Reg No
41401408
Rating
Regional
Categories of Special Interest
Architectural, Social
Previous Name
Clontibret Presbyterian Meeting House
Original Use
Church/chapel
In Use As
Church/chapel
Date
1915 - 1920
Coordinates
273903, 329744
Date Recorded
08/04/2012
Date Updated
--/--/--
Freestanding Presbyterian church, built 1916, having two-bay nave, later gable-fronted porch recessed to west gable, and single-storey lean-to vestry addition to east. Pitched slate roof, having replacement metal rainwater goods, and with square-plan roof-lights to porch. Roughcast rendered walls, having smooth rendered quoins and plinth course. Round-headed window openings to nave, having smooth rendered surrounds and tooled stone sills, and replacement uPVC windows with stained glass, having two mid-twentieth-century stained-glass windows to south elevation. Round-headed window opening to east and west long walls of nave having nineteenth-century stained glass. Round-headed window opening over porch door having replacement uPVC window. Square-headed replacement uPVC windows to vestry, having tooled stone sills. Round-headed replacement timber door to porch, with moulded surround. Square-headed door opening to north elevation of rear extension having concrete steps and recent timber door. Interior has smooth rendered walls to interior, having marble memorial wall plaques and decorative carved timber hymn-board to east wall, timber battened panelled ceiling with exposed scissors truss roof supports, nineteenth-century timber pews, and similarly-dated pulpit to east end having bow-fronted decorative cast-iron balustrade with timber rail. Decorative round-headed double-leaf glazed timber door into nave from porch, with latticed over-light. Square-headed timber panelled door leading from pulpit to vestry. Church set within graveyard at crossroads in rural setting, bounded by recent metal gates and flanking roughcast-rendered wall to west, timber fencing to north and mature tree and hedge boundary to east and south.
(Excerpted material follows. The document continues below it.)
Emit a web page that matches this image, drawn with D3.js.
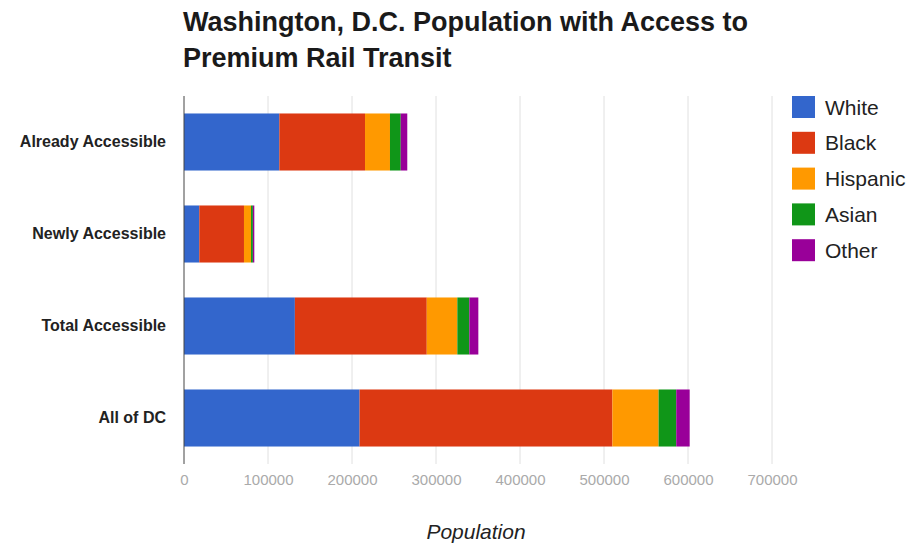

The present church appears to be on the site of an earlier one of c.1800. Clontibret First Presbyterian Church was founded at Legnacreeve about 1715, and split into two communities in 1798, with a new Seceders' Meeting House built at nearby Braddocks in 1802. The two Presbyterian communities were re-united in 1905 and the churches at Legnacreeve and Braddocks are maintained to this day. The stained-glass windows of the church add artistic interest to the structure, in addition to the decorative funerary monuments of the graveyard in which the church is set. Of particular interest, too, is the bow-fronted pulpit to the interior, the cast-iron detailing of which shows some fine craftsmanship. Clontibret First Presbyterian Church played an important social role acting as a focal point for the predominantly milling rural community.